--- Your instructions ---
In the entries below, find every line with "this" and copy it.

--- Information supplied ---
········
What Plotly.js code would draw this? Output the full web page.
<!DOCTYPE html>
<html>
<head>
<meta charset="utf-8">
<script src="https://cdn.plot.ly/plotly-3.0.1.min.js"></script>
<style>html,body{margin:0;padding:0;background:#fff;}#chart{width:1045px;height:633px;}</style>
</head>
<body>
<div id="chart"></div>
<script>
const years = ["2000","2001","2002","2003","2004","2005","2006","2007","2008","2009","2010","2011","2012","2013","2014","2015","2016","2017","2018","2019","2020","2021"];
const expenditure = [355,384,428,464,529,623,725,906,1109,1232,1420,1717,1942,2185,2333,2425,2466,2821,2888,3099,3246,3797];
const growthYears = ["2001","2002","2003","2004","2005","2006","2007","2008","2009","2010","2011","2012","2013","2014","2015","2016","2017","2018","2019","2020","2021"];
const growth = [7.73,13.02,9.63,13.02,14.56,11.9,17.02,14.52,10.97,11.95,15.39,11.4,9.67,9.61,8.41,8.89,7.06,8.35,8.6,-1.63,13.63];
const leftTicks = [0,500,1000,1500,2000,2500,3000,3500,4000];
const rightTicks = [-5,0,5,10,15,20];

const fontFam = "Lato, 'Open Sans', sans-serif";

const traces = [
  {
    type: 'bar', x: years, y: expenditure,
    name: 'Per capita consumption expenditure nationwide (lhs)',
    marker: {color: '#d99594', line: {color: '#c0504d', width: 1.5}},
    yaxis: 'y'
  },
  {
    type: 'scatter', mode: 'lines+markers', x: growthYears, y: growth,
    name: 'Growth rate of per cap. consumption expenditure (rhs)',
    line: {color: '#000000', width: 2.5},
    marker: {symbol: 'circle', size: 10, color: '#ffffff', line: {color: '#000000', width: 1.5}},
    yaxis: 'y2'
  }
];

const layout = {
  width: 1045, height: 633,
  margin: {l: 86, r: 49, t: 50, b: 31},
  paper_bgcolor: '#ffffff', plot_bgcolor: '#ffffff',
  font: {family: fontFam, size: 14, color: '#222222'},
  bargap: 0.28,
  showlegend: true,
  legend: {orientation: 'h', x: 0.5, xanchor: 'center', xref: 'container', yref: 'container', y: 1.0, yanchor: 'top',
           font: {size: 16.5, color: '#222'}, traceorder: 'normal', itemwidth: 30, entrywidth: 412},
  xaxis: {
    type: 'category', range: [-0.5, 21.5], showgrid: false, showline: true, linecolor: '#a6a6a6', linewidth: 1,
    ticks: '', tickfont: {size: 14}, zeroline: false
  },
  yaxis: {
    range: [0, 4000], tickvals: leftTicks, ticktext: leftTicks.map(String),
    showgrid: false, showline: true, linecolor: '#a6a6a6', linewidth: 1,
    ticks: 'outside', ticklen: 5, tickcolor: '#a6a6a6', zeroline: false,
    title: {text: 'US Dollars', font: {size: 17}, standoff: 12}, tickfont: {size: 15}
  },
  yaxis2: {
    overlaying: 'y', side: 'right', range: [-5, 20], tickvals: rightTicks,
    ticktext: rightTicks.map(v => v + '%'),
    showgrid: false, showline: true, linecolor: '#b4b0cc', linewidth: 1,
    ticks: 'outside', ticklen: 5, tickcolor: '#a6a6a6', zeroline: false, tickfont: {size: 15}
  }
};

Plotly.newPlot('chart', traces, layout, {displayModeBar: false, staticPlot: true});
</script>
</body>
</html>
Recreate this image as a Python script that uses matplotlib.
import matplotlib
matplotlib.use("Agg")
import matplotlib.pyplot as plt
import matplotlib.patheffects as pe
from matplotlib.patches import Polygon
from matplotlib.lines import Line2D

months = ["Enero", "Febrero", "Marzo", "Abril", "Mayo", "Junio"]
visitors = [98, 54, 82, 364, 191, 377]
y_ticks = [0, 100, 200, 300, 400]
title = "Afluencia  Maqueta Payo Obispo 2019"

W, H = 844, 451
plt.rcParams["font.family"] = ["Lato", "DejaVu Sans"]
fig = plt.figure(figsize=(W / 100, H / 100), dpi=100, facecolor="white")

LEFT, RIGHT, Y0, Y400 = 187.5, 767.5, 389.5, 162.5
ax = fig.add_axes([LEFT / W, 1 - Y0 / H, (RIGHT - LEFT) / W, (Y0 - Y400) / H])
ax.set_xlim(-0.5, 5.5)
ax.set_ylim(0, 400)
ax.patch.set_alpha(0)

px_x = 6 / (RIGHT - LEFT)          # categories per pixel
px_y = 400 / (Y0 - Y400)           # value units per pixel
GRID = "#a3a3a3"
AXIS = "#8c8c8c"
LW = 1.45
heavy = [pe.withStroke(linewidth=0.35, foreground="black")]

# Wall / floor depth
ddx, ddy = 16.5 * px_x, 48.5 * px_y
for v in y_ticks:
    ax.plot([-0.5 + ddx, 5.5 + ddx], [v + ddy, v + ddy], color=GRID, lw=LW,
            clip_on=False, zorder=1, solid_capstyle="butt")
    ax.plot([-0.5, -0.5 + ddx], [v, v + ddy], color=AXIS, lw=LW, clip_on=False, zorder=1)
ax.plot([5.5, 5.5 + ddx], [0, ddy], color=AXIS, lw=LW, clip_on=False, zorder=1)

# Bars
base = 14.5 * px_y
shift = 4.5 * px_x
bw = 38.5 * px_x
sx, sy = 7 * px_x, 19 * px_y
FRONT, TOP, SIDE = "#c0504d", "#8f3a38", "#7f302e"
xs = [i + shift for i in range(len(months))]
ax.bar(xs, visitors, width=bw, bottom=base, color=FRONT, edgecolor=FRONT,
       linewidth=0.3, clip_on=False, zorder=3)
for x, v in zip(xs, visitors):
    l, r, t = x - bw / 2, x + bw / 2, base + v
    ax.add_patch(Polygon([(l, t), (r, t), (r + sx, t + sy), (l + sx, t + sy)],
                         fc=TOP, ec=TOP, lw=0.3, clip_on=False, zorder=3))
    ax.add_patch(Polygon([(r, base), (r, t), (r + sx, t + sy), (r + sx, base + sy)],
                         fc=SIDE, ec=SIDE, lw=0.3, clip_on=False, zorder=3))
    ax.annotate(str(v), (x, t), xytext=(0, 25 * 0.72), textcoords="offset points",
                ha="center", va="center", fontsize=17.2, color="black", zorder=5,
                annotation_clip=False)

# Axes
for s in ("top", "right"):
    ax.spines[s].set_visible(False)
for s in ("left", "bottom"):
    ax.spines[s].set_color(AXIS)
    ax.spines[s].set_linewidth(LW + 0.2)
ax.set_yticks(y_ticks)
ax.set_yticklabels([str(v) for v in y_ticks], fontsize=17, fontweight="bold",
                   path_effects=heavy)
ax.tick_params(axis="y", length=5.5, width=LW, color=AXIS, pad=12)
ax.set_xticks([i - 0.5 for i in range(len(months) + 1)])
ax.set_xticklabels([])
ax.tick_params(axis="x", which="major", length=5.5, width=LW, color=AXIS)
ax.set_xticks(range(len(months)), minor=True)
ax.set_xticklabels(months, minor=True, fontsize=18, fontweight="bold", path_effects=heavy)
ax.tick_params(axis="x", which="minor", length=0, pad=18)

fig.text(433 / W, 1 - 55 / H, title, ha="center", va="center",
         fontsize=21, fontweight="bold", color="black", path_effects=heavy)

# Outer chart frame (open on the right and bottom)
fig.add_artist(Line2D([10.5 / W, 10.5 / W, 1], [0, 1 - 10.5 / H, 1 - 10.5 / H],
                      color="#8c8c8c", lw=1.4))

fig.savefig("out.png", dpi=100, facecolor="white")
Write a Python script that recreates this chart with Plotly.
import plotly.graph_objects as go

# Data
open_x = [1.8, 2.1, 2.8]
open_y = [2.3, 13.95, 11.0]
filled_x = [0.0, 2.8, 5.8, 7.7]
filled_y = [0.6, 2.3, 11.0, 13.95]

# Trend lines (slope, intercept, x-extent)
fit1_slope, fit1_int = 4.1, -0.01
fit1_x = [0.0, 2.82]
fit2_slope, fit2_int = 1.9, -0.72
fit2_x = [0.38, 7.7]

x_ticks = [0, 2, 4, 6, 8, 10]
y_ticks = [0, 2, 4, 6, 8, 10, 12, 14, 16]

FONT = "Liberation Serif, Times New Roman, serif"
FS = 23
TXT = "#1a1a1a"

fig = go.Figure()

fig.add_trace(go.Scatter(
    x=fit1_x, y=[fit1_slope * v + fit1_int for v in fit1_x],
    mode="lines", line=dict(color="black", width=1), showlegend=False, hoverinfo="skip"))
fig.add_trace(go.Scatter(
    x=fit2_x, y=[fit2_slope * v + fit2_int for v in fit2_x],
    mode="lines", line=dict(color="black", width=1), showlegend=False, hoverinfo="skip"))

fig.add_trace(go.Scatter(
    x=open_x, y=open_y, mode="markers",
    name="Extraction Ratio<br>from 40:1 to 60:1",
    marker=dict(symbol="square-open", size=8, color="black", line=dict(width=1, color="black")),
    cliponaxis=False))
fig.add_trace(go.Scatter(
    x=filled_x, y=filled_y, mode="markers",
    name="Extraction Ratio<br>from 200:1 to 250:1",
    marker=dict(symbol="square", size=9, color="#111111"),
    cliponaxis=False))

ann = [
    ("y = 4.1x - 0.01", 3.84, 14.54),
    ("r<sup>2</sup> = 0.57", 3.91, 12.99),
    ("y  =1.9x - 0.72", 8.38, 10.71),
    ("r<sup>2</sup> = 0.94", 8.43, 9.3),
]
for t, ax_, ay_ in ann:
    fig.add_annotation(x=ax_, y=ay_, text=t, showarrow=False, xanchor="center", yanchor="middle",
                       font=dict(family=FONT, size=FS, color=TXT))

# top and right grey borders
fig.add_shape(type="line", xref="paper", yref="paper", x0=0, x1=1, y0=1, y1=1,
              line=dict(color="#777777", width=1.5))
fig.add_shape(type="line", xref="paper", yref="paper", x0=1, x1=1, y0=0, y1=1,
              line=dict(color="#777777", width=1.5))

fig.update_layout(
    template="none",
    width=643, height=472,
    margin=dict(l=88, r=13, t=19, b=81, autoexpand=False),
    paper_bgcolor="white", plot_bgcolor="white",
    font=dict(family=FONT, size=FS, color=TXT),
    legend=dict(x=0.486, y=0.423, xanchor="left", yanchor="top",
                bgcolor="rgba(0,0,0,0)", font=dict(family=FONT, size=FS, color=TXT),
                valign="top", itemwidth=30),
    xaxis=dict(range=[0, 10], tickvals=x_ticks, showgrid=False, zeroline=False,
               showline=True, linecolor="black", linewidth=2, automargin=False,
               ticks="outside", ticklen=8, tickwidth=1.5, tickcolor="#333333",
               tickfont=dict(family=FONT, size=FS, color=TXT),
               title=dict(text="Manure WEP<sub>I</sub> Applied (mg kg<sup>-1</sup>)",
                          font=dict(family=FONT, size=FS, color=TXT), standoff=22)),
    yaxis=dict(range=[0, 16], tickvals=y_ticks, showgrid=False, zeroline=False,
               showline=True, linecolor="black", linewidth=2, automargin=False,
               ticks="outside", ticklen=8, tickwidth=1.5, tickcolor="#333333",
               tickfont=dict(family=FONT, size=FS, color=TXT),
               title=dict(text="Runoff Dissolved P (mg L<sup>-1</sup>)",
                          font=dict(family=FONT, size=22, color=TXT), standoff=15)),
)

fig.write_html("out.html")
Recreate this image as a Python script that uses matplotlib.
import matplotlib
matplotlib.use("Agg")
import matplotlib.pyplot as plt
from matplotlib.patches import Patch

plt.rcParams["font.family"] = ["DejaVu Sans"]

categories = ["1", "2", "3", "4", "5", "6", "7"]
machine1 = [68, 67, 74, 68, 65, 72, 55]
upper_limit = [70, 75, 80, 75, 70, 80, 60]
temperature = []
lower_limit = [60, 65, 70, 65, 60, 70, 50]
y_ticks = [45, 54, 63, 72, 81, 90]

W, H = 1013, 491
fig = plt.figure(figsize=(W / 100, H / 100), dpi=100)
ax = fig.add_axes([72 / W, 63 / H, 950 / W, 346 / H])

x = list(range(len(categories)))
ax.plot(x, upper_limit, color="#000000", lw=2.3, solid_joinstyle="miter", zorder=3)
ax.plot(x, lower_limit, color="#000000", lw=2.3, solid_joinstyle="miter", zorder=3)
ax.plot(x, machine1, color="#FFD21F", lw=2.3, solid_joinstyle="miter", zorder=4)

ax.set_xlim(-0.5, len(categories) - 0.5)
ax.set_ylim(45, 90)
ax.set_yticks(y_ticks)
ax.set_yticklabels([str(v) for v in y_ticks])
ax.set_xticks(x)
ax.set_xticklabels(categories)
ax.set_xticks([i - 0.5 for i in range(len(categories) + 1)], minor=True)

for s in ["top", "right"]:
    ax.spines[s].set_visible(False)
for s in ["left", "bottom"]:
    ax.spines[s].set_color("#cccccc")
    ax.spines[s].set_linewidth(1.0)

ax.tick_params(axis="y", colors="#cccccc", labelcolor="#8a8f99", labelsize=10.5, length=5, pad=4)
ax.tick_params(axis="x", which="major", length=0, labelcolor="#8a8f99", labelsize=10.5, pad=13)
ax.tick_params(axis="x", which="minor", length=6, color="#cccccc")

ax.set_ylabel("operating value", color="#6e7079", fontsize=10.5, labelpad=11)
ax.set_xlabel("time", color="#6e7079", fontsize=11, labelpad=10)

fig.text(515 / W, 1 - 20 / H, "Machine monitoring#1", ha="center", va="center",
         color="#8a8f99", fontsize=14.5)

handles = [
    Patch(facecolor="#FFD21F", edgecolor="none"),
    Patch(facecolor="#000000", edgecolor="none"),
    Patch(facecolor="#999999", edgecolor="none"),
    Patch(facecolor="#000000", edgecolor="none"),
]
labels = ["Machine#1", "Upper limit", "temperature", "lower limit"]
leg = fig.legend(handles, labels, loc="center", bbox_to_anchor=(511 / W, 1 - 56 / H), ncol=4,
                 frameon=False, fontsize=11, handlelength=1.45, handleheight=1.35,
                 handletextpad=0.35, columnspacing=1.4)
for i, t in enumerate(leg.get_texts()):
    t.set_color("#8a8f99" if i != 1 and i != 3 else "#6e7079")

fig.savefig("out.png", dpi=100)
········
--- Written reply ---
What Plotly.js code would draw this? Output the full web page.
Recreate this image as a Python script that uses matplotlib.
Write a Python script that recreates this chart with Plotly.
Recreate this image as a Python script that uses matplotlib.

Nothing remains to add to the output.